Nous nous sommes ravisé. Tout simplement parce qu’il nous
a paru sacrilège, ou, pour le dire moins pompeusement,
carrément ignoble, de ranger cet ouvrage parmi le tout-venant de
la grande foire annuelle, entre le dernier Bernard Werber et le
Babyliss dépilatoire pour maillot récalcitrant - et que
dire de l’affolante mode des écrans plats, dont un
chauffeur de taxi niçois me disait encore récemment
qu’ils permettaient de « ne rien rater des feintes de
pied de Ronaldinho » ?
Bref, l’immersion de cet ouvrage parmi la masse fétide des
biens de consommation immédiate nous répugna.
Car c’est littéralement dans l’attitude
précante de celui que visite l’Esprit que nous avons
lu ce manuscrit, dans cet écrasement qui frappe le
pèlerin lorsqu’il aperçoit la flèche de
Chartres.
Nous ne redoutions pas peu, avouons-le, les notices explicatives de
Madame Catherine Massip, et de Messieurs Gilles Cantagrel et Emmanuel
Reibel. C’est que nous craignons les universitaires, et dona ferentes.
Mais par bonheur, ces trois auteurs, esprits fins et de haute culture
s’il en est, ont absolument respecté la haute
dignité de leur objet. Leurs contributions sont historiquement
intéressantes, et d’une pertinence sans arrogance.

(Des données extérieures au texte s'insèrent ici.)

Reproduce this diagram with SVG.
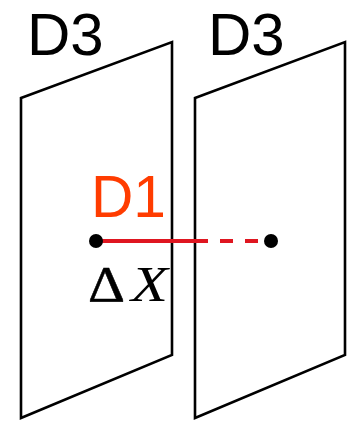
<svg xmlns="http://www.w3.org/2000/svg" width="354" height="421" viewBox="0 0 354 421">
<style>
.panel{fill:#fff;stroke:#000;stroke-width:2.6;stroke-linejoin:miter}
.lbl{font-family:"Liberation Sans",Arial,sans-serif;font-size:60px;fill:#000}
.d1{font-family:"Liberation Sans",Arial,sans-serif;font-size:60px;fill:#ff3c00}
.math{font-family:"Liberation Serif","Times New Roman",serif;font-size:50px;fill:#000}
.dot{fill:#000}
.link{stroke:#df1620;stroke-width:4;fill:none}
</style>
<rect width="354" height="421" fill="#fff"/>
<g id="plane-left">
<polygon class="panel" points="21,98 172,42 172,355 21,418"/>
<text class="lbl" x="27" y="55">D3</text>
</g>
<g id="plane-right">
<polygon class="panel" points="195,98 345,42 345,355 195,418"/>
<text class="lbl" x="208" y="55">D3</text>
</g>
<g id="connectors">
<line class="link" x1="97" y1="241" x2="208" y2="241"/>
<line class="link" x1="220" y1="241" x2="260" y2="241" stroke-dasharray="13,12"/>
</g>
<g id="point-a">
<circle class="dot" cx="96" cy="241" r="7"/>
<text class="d1" x="91" y="217" textLength="75" lengthAdjust="spacingAndGlyphs">D1</text>
<text class="math" x="88" y="301" textLength="37" lengthAdjust="spacingAndGlyphs" stroke="#000" stroke-width="0.5">Δ</text>
<text class="math" x="131" y="301" font-style="italic" textLength="37" lengthAdjust="spacingAndGlyphs">X</text>
</g>
<g id="point-b">
<circle class="dot" cx="271" cy="241" r="7"/>
</g>
</svg>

Surtout, elles pointent dans le manuscrit des traits saillants, des
points névralgiques qui aiguisent la lecture du pauvre profane.
Le manuscrit lui-même ?
Avant toute religiosité empressée, mesurons le travail de
l’artisan-artiste. Au non-initié à peine capable de
tracer une clef de sol, le spectacle des partitions manuscrites offre
toujours maint prétexte d’émerveillement. Mais dans
ce cas précis, comment n’être pas frappé par
la netteté même de l’écriture, sa
nervosité extrême, témoin l’économie
d’écriture de l’ouverture même,
composée, selon la légende, dans la nuit
précédant la première ? Partout cette graphie
appuyée, projetée vers l’avant – notamment
dans des récitatifs paraissant comme jetés à la
diable, mais aussi dans la scène du banquet, où
l’écriture fouette les sangs.
Certes, ne le nions pas : il y a quelque fétichisme dans le
culte des manuscrits, et dans ce cas précis, il y a sans doute
quelque idolâtrie. N’importe ! C’est à la
loupe parfois qu’on se surprend à déchiffrer
l’écriture de Mozart. C’est avec une fièvre
sans pareille que l’on parcourt les pages parfois
chargées, parfois étonnamment allégées de
signes. C’est avec une émotion véritable que
l’on capte le chef-d’œuvre dans son
immédiateté la plus absolue : entre le moment
où l’esprit le conçoit et où la main le
consigne. L’on croit – et l’on sait que c’est
une illusion digne de Monsieur Prudhomme – entrer dans les
secrets de la création, dans l’atelier du génie. En
même temps se conçoit la ténuité radicale de
ce génie même, tout ce qu’il a d’insaisissable
– et partant de désespérant.
En ce sens, le présent ouvrage ne sera objet que
d’adoration et de contemplation, ne livrant aucun secret, ne
trahissant aucun des mystères de la conception du
chef-d’œuvre. Et pour cela même, il sera de ces rares
témoignages dans lesquels on se confronte, yeux dans les yeux,
avec une profondeur qui nous dépasse, et nous écrase,
parce qu’elle est simple grandeur.
Sylvain Fort
Don Giovanni de Mozart, Le Manuscrit.
Sous la direction de Gilles Cantagrel, Présenté et
commenté par Catherine Massip et Emmanuel Reibel. Editions
Textuel. 128 pages, 330x240mm. 50 Euros.